= Element 79 (anthology) =

Science fiction anthology edited by Fred Hoyle

First edition
(publ. New American Library)
Cover art by Stanislaw Zagorski

Element 79 is a collection of science fiction short stories authored by English astronomer and writer Fred Hoyle and published in 1969. Included in the collection is the eponymous short story, Element 79. The collection takes its name from the atomic number of the seventy-ninth element, gold.

==Contents==

The anthology includes fifteen short stories:
- Zoomen
The story involves the interactions of a group of largely unrelated humans confined to a compartment complex of an interplanetary spaceship that appears to have collected them as part of an expedition to find and study different planetary species.
- Pym Makes His Point
Pym, a retired university professor of physics, feels dissatisfied with the mediocrity of his lifelong scientific accomplishments, and so accepts a deal with the devil that allows him to contribute a new significant finding to the scientific world.
- The Magnetosphere
On a space expedition to a distant planet, a “life” form manifests itself by dramatically increasing the mental capability of the one crew member who most appreciates the conditions on the new planet.
- A Play's the Thing
A playwright engaged in the process of constructing a play explores plot ideas concerning the sexual relationship of a male university professor with two women.
- Cattle Trucks
The ancient Greek god Dionysus having slept for a few millennia, awakens and visits California of the 1960s where he experiences freeway driving and crowded commercial airline flight.
- Welcome to Slippage City
The deterioration of an unnamed city (obviously Los Angeles) is described as due to a devil's plot, and the experience of an innocent girl at an interplanetary devils convention in the city is related.
- The Ax
An elderly, competent mountain climber, during a descent, reminisces about the mountaineering ax he now uses, and how he had once risked his life to retrieve it.
- Agent 38
The four men aboard a spaceship expedition to circumnavigate the planet Venus are forced to abandon ship by a denizen of the planet, Agent 38.
- The Martians
This story traces an imagined progression of future NASA-funded explorations, first to the Moon and then to Mars.

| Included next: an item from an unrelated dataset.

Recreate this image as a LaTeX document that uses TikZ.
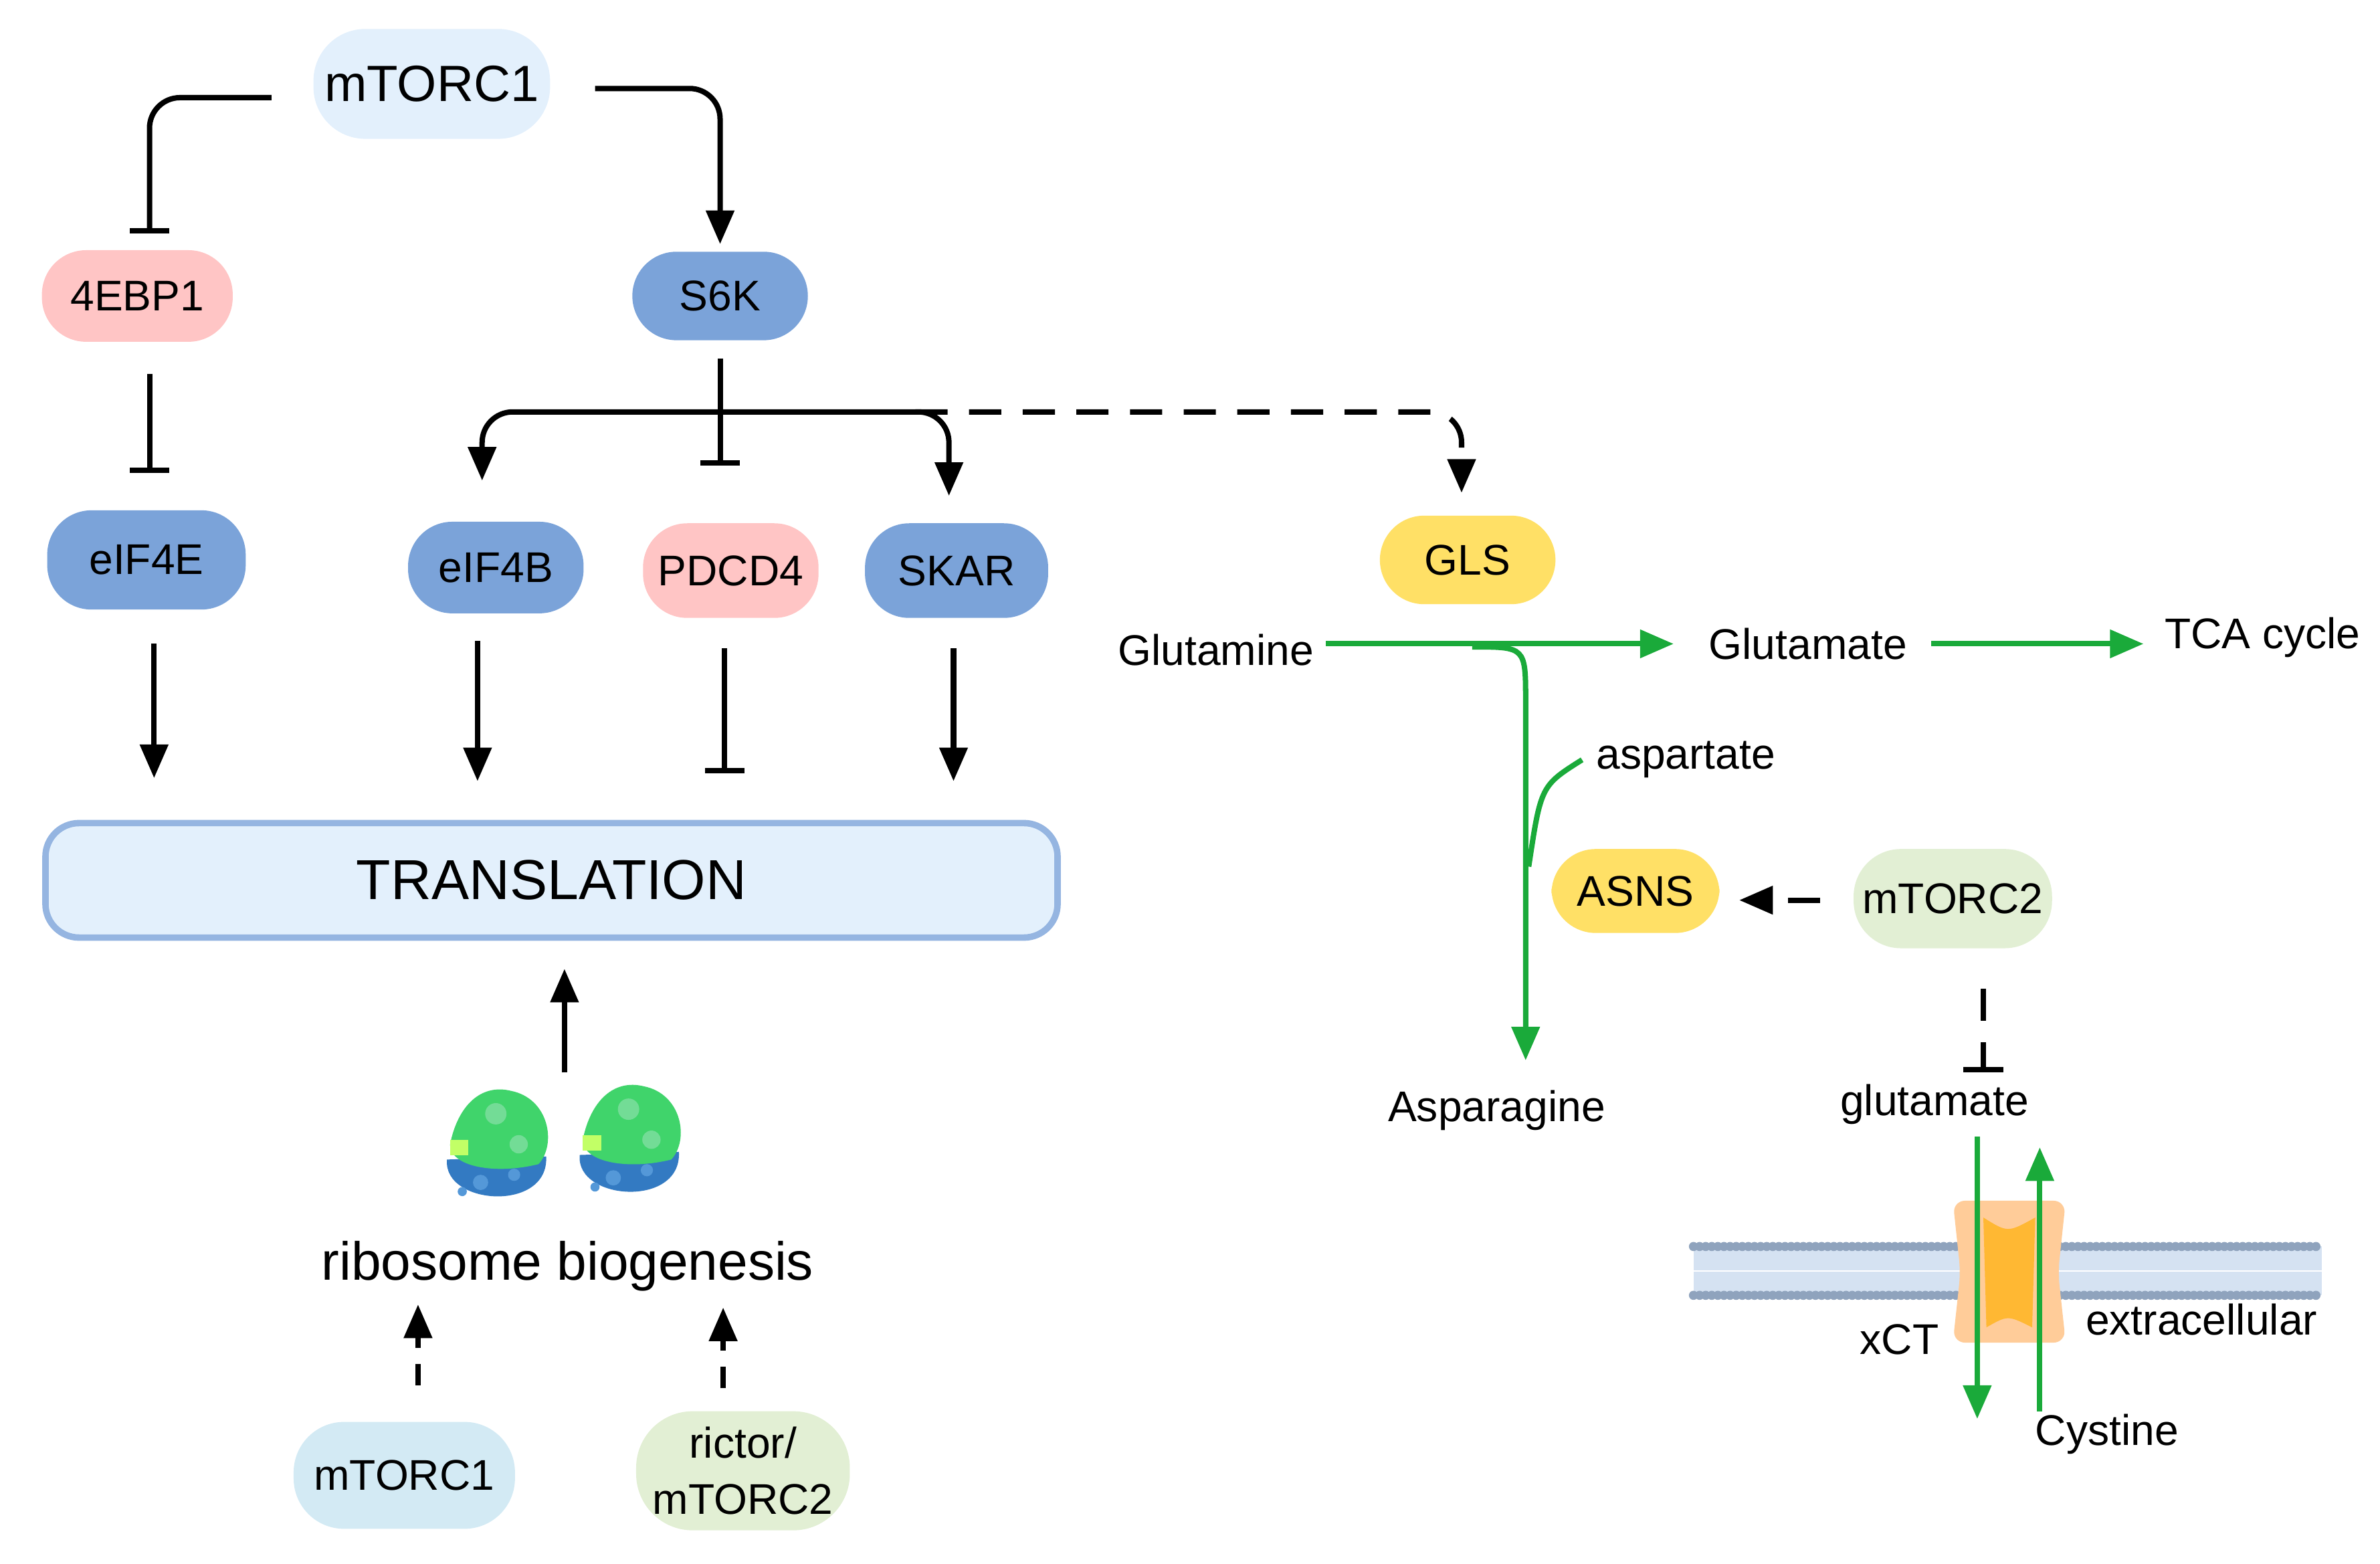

On Mars, human explorers interact indirectly with Martians who live beneath the surface of the planet, but are never seen directly. The Martian lifeforms are not based on biochemistry, as are humans, but do have a vast calculation ability. The Martians use this ability to gradually and systematically dominate human civilization.
- Shortsighted
A bird watcher, driving back from an unsuccessful attempt to sight a member of a rare bird species, accidentally runs into a pair of these birds, killing them.
- A Jury of Five
A two-car collision leads to the death of one male driver, while the other male driver wanders off in a daze. Five individuals who knew one or the other of the two drivers visit the morgue to identity the dead driver. However, before the body is uncovered, the identity of the deceased is in an undetermined state due to a principle in quantum physics. The actual determination, as to who is dead and who is alive, is made, however, on the basis of how the five attendees viewed their relationships to the two drivers.
- Blackmail
An eccentric genius teaches combinations of animals, for example a cat, a dog and a bear, to enjoy the companionship of together watching TV programs such as sports, Westerns, suspense plays, and films of violence.
- Element 79
Meteoroids in interplanetary space undergo a sequence of interactions that results in a particular meteoroid composed of a large quantity of element 79 (gold) landing violently in Scotland. The fragments of the meteorite are collected by the government and subsequently released only in limited amounts in order to maintain gold's value. This process enriches England, allowing it to develop automated technology so that many people, although not out of a job, do not actually have to work.
- The Judgment of Aphrodite
The Greek gods Hermes and Aphrodite sit in judgment over four different bizarre individuals, each representing a different aspect of humanity, to determine which one should be given domination over humanity.
- The Operation
Far in the future of human society, a rebellious young man resists the imposed status quo where all adolescent boys and girls are subjected to brain surgery to promote harmony, individuals are conditioned to be uninterested in sex, and where human populations exist as small isolated communities separated by wilderness areas.

== Reception ==
Joy Williams of The Birmingham News praised the anthology, writing, "the author suspends the reader in a cloud of psychological titillation". In a negative commentary, the Houston Post reviewer Hugh Nations found the author's "writing and plotting skill shrunk by too many scientific treaties". Publishers Weekly wrote, "Fred Hoyle's lively science fiction has special interest because he is a noted astronomer, and his fancies are conjectured from a solid scientific background." In a positive review, C. May of The Tennessean said, "The entire collection is stimulating, fresh and if not literature it is at least as serious as any batch of so-called 'frivolous' writing done recently in the SF field."